The White House did not immediately respond to a request for comment on the report. Trump in announcing his intention to withdraw from the deal said he was open to discussing a new climate deal with Democrats.
"So if the obstructionists want to get together with me, let's make them non-obstructionists," Trump said to applause in June. "We will all sit down, and we will get back into the deal."
Trump said the Democrats' opinions on Trump's renegotiation strategy will have to coincide with what he considers a fair deal under any climate agreement. He views the climate agreement to be anathema to his pro-growth America First agenda, citing an industry -study that showed the economy would lose $3 trillion in GDP and 6.5 million industrial sector jobs by 2040.
"I'm willing to immediately work with Democratic leaders to either negotiate our way back into Paris, under the terms that are fair to the United States and its workers, or to negotiate a new deal that protects our country and its taxpayers," Trump said.
Senate Democratic Minority Leader Chuck Schumer of New York did not appear too open to the idea, calling the notion of renegotiating the deal a "fig leaf" and vowing to do everything in his power to prevent Trump from undoing the U.S.'s commitment to the deal.
More recently, Trump discussed the Paris agreement with French Prime Minister Emmanuel Macron. "Something could happen with respect to the Paris accord.
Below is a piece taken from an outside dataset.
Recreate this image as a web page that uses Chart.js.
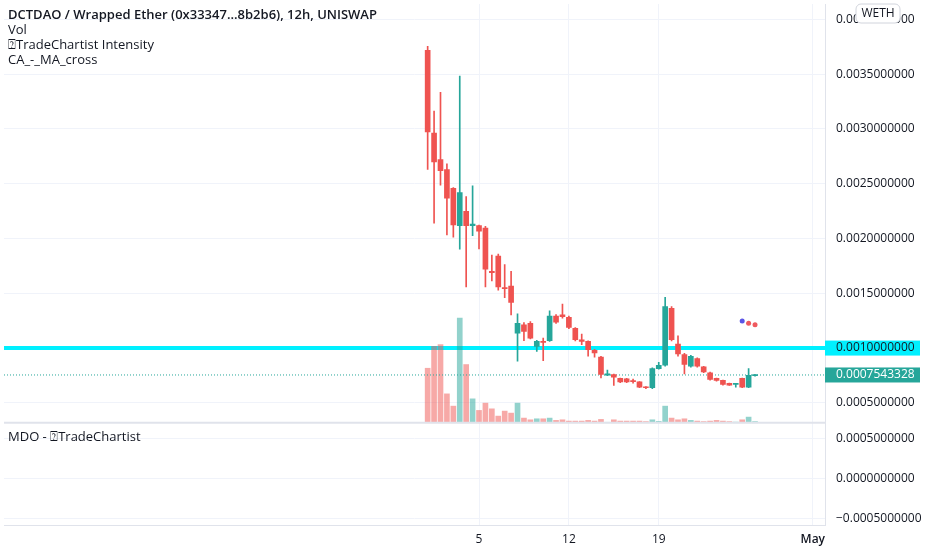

We'll see what happens," Trump said during a joint press conference with Macron in Paris last month. "But we'll talk about that in the coming period of time. If it happens, that will be wonderful. If it doesn't, that's OK, too."
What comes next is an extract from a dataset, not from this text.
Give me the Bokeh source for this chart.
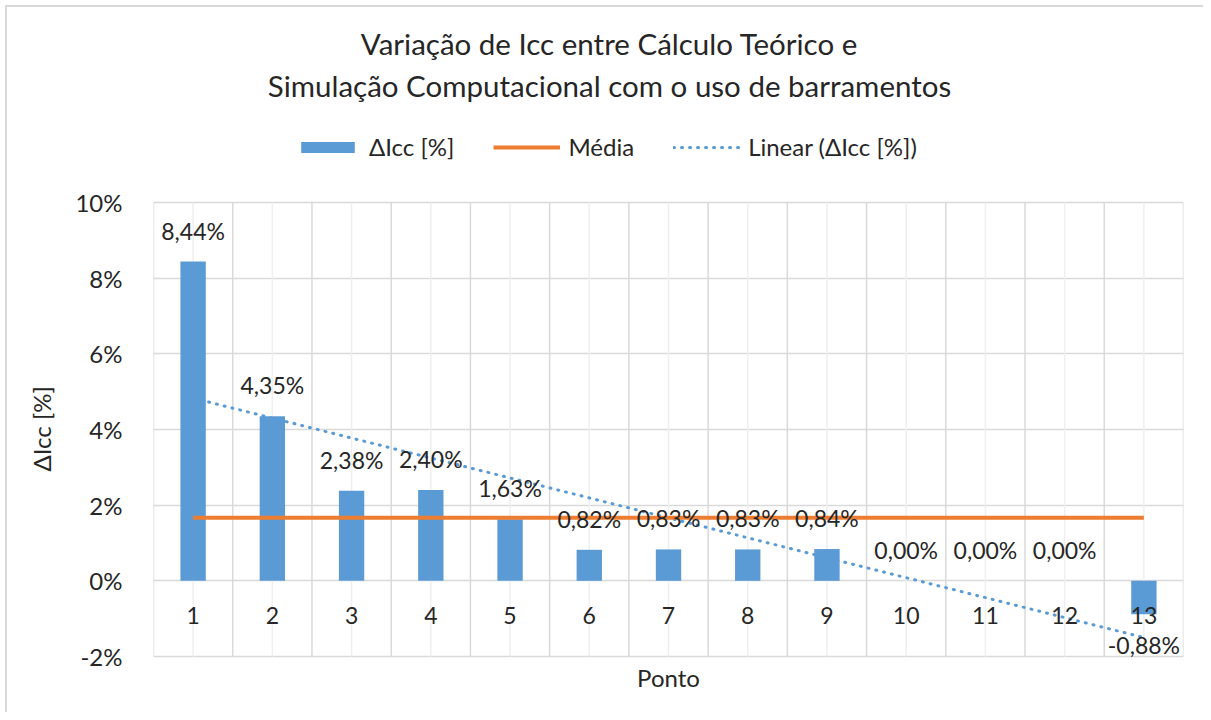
import numpy as np
from bokeh.plotting import figure
from bokeh.models import (Range1d, FixedTicker, PrintfTickFormatter, Label, Legend,
                          LegendItem, ColumnDataSource, Title)
from bokeh.core.properties import value
from bokeh.embed import file_html
from bokeh.resources import INLINE

# ---- data ----
pontos = [1, 2, 3, 4, 5, 6, 7, 8, 9, 10, 11, 12, 13]
delta_icc = [8.44, 4.35, 2.38, 2.40, 1.63, 0.82, 0.83, 0.83, 0.84, 0.00, 0.00, 0.00, -0.88]
y_ticks = [-2, 0, 2, 4, 6, 8, 10]

title_lines = ["Variação de Icc entre Cálculo Teórico e",
               "Simulação Computacional com o uso de barramentos"]

FONT = "Lato"
BLUE = "#5B9BD5"
ORANGE = "#ED7D31"
GRID = "#d9d9d9"
TXT = "#262626"

media = float(np.mean(delta_icc))
coef = np.polyfit(pontos, delta_icc, 1)
trend = list(np.polyval(coef, pontos))
labels = [f"{v:.2f}%".replace(".", ",") for v in delta_icc]
offsets = [-31 if v >= 0 else 31 for v in delta_icc]

src = ColumnDataSource(dict(x=pontos, y=delta_icc, lab=labels, off=offsets,
                            media=[media] * len(pontos), trend=trend,
                            zero=[0] * len(pontos), xl=[str(v) for v in pontos]))

# layout geometry (pixels)
FRAME_H = 705
PX_PER = 454 / 12.0
y_top = 10 + 195 / PX_PER
y_bot = -2 - 56 / PX_PER

p = figure(frame_width=1030, frame_height=FRAME_H, min_border_left=146, min_border_right=20,
           min_border_top=0, min_border_bottom=0, x_range=Range1d(0.5, 13.5),
           y_range=Range1d(y_bot, y_top), output_backend="svg", toolbar_location=None,
           background_fill_color="white", border_fill_color="white")
p.margin = (5, 0, 0, 5)
p.styles = {"border-top": "2px solid #d9d9d9", "border-left": "2px solid #d9d9d9"}

p.outline_line_color = None
p.xaxis.visible = False
p.xgrid.visible = False
p.ygrid.ticker = FixedTicker(ticks=y_ticks)
p.ygrid.grid_line_color = GRID
p.ygrid.grid_line_width = 1.5

# vertical grid lines restricted to the plot area (-2 .. 10)
bounds = [v - 0.5 for v in pontos] + [pontos[-1] + 0.5]
p.segment(x0=pontos, x1=pontos, y0=[y_ticks[0]] * len(pontos), y1=[y_ticks[-1]] * len(pontos),
          line_color="#efefef", line_width=1.5)
p.segment(x0=bounds, x1=bounds, y0=[y_ticks[0]] * len(bounds), y1=[y_ticks[-1]] * len(bounds),
          line_color=GRID, line_width=1.5)

p.yaxis.ticker = FixedTicker(ticks=y_ticks)
p.yaxis.formatter = PrintfTickFormatter(format="%d%%")
p.yaxis.axis_line_color = None
p.yaxis.major_tick_line_color = None
p.yaxis.minor_tick_line_color = None
p.yaxis.major_label_standoff = 25
p.yaxis.major_label_text_font = FONT
p.yaxis.major_label_text_font_size = "24px"
p.yaxis.major_label_text_color = TXT

# y axis title, centred on the -2..10 plot area
p.add_layout(Title(text="ΔIcc [%]", align="left", offset=241, standoff=31,
                   vertical_align="middle",
                   text_font=FONT, text_font_size="24px", text_font_style="normal",
                   text_color=TXT), "left")

r_trend = p.line("x", "trend", source=src, line_color=BLUE, line_width=3,
                 line_dash="1 7", line_cap="round")
r_bar = p.vbar(x="x", top="y", width=0.32, source=src, fill_color=BLUE, line_color=None)
r_media = p.line("x", "media", source=src, line_color=ORANGE, line_width=4)

p.text(x="x", y="y", text="lab", y_offset="off", source=src, text_align="center",
       text_baseline="middle", text_font=value(FONT), text_font_size="23px",
       text_color=TXT)
p.text(x="x", y="zero", text="xl", y_offset=35, source=src, text_align="center",
       text_baseline="middle", text_font=value(FONT), text_font_size="23px",
       text_color=TXT)

# chart titles (centred on the whole chart, not on the plot area)
p.add_layout(Label(x=7, y=10, x_offset=-59, y_offset=159, text=title_lines[0],
                   text_align="center", text_baseline="middle", text_font=FONT,
                   text_font_size="29.5px", text_color=TXT))
p.add_layout(Label(x=7, y=10, x_offset=-59, y_offset=117, text=title_lines[1],
                   text_align="center", text_baseline="middle", text_font=FONT,
                   text_font_size="29.5px", text_color=TXT))
# x axis title
p.add_layout(Label(x=7, y=-2, y_offset=-21, text="Ponto", text_align="center",
                   text_baseline="middle", text_font=FONT, text_font_size="24px",
                   text_color=TXT))

legend = Legend(items=[LegendItem(label="ΔIcc [%]", renderers=[r_bar]),
                       LegendItem(label="Média", renderers=[r_media]),
                       LegendItem(label="Linear (ΔIcc [%])", renderers=[r_trend])],
                location=(141, 551), orientation="horizontal", glyph_width=67,
                glyph_height=14, label_standoff=8, spacing=39, padding=0, margin=0,
                border_line_color=None, background_fill_alpha=0,
                label_text_font=FONT, label_text_font_size="24px",
                label_text_color=TXT)
p.add_layout(legend, "center")

open("out.html", "w").write(file_html(p, INLINE))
More recent reports indicate that Trump wants to use the Paris Agreement's Green Climate Fund to boost development of "clean coal" power plants. The U.S. contributed $1 billion to the fund under the Obama administration.
A Trump administration official told Bloomberg that the White House is developing a strategy to begin using the green fund to construct more coal power plants in other countries.
States, local governments and others continue have been pushing back against Trump's decision to withdraw from the agreement. Former California Republican Gov. Arnold Schwarzenegger started an initiative Friday to help states and governments enact their own climate policies in response to President Trump's planned withdrawal.
The effort is through a website called envirolaws.org, which is a cooperative effort between the Schwarzenegger Institute at the University of Southern California and the National Caucus of Environmental Legislators. It is a searchable database of environmental bills and laws.
The Schwarzenegger effort adds to the pushback by state and local governments to commit to the goals of the Paris Agreement as Trump seeks to withdraw from it. The effort has coalesced in the "We Are Still In" movement in which mayors, governors, college and university leaders, businesses, and investors joined together "to declare that we will continue to support climate action to meet the Paris Agreement," according to an open letter.